1. Derivatives and Perpendicular Lines

Determine the coordinates of the point of intersection of the two perpendicular lines that intersect on the y-axis and are both tangent to the parabola given below:

$y = 9x^2$

When I sketch this out, I can see visually that this point of intersection cannot occur at a positive y-value. Other things that are quickly apparent:

$f'(x) = 18x$
The point of intersection must have an x-coordinate of 0.

So, if I use the formula of a line, and plug in an x-coordinate of 0, I get:

$y = f(0) + f'(0)(x - 0)$
$y = 0 + 0(x - 0)$
$y = 0$

And I conclude that my point of intersection is (0,0). All fine and dandy, except that this isn't the right answer. Can anybody help?

Thanks.

2. The two tangents should be at right angles to each other, and at the same time tangent to the curve.

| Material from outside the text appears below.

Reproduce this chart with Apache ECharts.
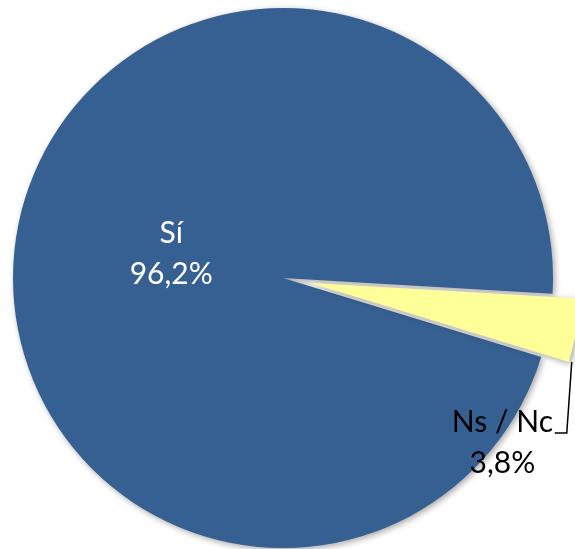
<!DOCTYPE html>
<html>
<head>
<meta charset="utf-8">
<script src="https://cdn.jsdelivr.net/npm/echarts@6/dist/echarts.min.js"></script>
<style>
  html, body { margin: 0; padding: 0; background: #fff; }
  #main { width: 575px; height: 549px; }
</style>
</head>
<body>
<div id="main"></div>
<script>
// datos
const categories = ['Sí', 'Ns / Nc'];
const percents = [96.2, 3.8];
const colors = ['#376092', '#FFFF99'];

const fmt = v => v.toFixed(1).replace('.', ',') + '%';

const center = [283, 278];
const radius = 270;
const startAngle = 343;
const explode = 28;

var chart = echarts.init(document.getElementById('main'));

// esquina inferior del sector separado (para la línea guía)
const total = percents.reduce((a, b) => a + b, 0);
const endDeg = startAngle - 360;                           // borde inferior de Ns / Nc
const midDeg = startAngle - 360 * (percents[0] + percents[1] / 2) / total;
const rad = d => d * Math.PI / 180;
const corner = [
  center[0] + explode * Math.cos(rad(midDeg)) + radius * Math.cos(rad(endDeg)),
  center[1] - explode * Math.sin(rad(midDeg)) - radius * Math.sin(rad(endDeg))
];
const lineY = 433;
const nsOffset = [56, 136];

const option = {
  animation: false,
  series: [
    {
      type: 'pie',
      center: center,
      radius: radius,
      startAngle: startAngle,
      clockwise: true,
      selectedMode: 'multiple',
      selectedOffset: explode,
      emphasis: { disabled: true },
      data: categories.map((name, i) => ({
        name: name,
        value: percents[i],
        selected: i === 1,
        itemStyle: {
          color: colors[i],
          shadowBlur: 6,
          shadowColor: 'rgba(0,0,0,0.35)',
          shadowOffsetX: 2,
          shadowOffsetY: 2
        },
        label: i === 0
          ? { color: '#fff', offset: [24, 0] }
          : { color: '#000', offset: nsOffset },
        select: i === 1 ? { label: { color: '#000', offset: nsOffset } } : undefined
      })),
      label: {
        position: 'inside',
        formatter: p => p.name + '\n' + fmt(p.value),
        fontFamily: 'Lato',
        fontSize: 30,
        lineHeight: 41,
        align: 'center'
      },
      labelLine: { show: false }
    }
  ],
  graphic: [
    {
      type: 'polyline',
      z: 10,
      shape: { points: [[corner[0] + 3, corner[1]], [corner[0] - 2, lineY], [corner[0] - 14, lineY]] },
      style: { stroke: '#000', lineWidth: 1.5, fill: null }
    }
  ]
};

chart.setOption(option);
</script>
</body>
</html>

Let the gradient of the first line be $m_1$

That of the second will be $m_2$

And $m_1 \times m_2 = -1$

3. Yeah, I thought of that (and probably should have listed it in my original post), but I still don't know how to integrate it into this solution. Here's some further thoughts:

Let $L_1$ = the positively sloping line and $L_2$ be the negatively sloping line.

Let $L_1$ pass through the points, $(x_1, y_1)$ and $(0, y_2)$ where $y_2 < 0$.

Since $y = 9x^2$ is even, this means that $L_2$ passes through $(-x_1, y_1)$ and $(0, y_2)$.

As you point out, the slopes are negative reciprocals of each other, by definition.

Then, there are a couple of things that I think are true, but I don't know just how to prove them. First $m_1 = 1$ and $m_2 = -1$. I say this because, in order to be tangent to an even function, the only way that I can see two perpendicular lines meeting at the y-axis would be if they both had symmetrical x-coordinates (e.g. (5, 0) and (-5, 0)).

If that is true, this final one might be the key to the whole thing. If the slope is 1 or -1, and the lines intersect at the y-axis, then doesn't $y_2$ have to equal $-(y_1)$?

Am I on the right track? Making this to complicated? Any help is appreciated.

Thanks again.

4. That's right! m1 and m2 equal to -1 and 1 (order unimportant).

So that, the gradient at anypoint being 18x, you get:

$18x = 1$

$x = \dfrac{1}{18}$

And:

$18x = -1$

$x = -\dfrac{1}{18}$

Those are your two x coordinates. In your picture, the points where the tangents meet the line have the same y coordinate.

At x = 1/18, find y and from the points and slope, get the equation of the lines (in fact, one only is necessary)

Then, find where the line meets the y axis.

5. Originally Posted by joatmon
Yeah, I thought of that (and probably should have listed it in my original post), but I still don't know how to integrate it into this solution. Here's some further thoughts:

Let $L_1$ = the positively sloping line and $L_2$ be the negatively sloping line.

Let $L_1$ pass through the points, $(x_1, y_1)$ and $(0, y_2)$ where $y_2 < 0$.

Since $y = 9x^2$ is even, this means that $L_2$ passes through $(-x_1, y_1)$ and $(0, y_2)$.

As you point out, the slopes are negative reciprocals of each other, by definition.

Then, there are a couple of things that I think are true, but I don't know just how to prove them. First $m_1 = 1$ and $m_2 = -1$. I say this because, in order to be tangent to an even function, the only way that I can see two perpendicular lines meeting at the y-axis would be if they both had symmetrical x-coordinates (e.g. (5, 0) and (-5, 0)).

If that is true, this final one might be the key to the whole thing. If the slope is 1 or -1, and the lines intersect at the y-axis, then doesn't $y_2$ have to equal $-(y_1)$?

Am I on the right track? Making this to complicated? Any help is appreciated.

Thanks again.
you are on the right track ... the use of symmetry is key to this problem.

6. Got it. Thanks to both of you for your help.

$f(\frac{1}{18}) = 9(\frac{1}{18})^2 = \frac{1}{36}$

So the tangental points are $(\frac{1}{18}, \frac{1}{36})$ and $(\frac{-1}{18}, \frac{1}{36})$

And that means that the lines intersect at $(0, \frac{-1}{36})$.

Can't thank you enough for your help.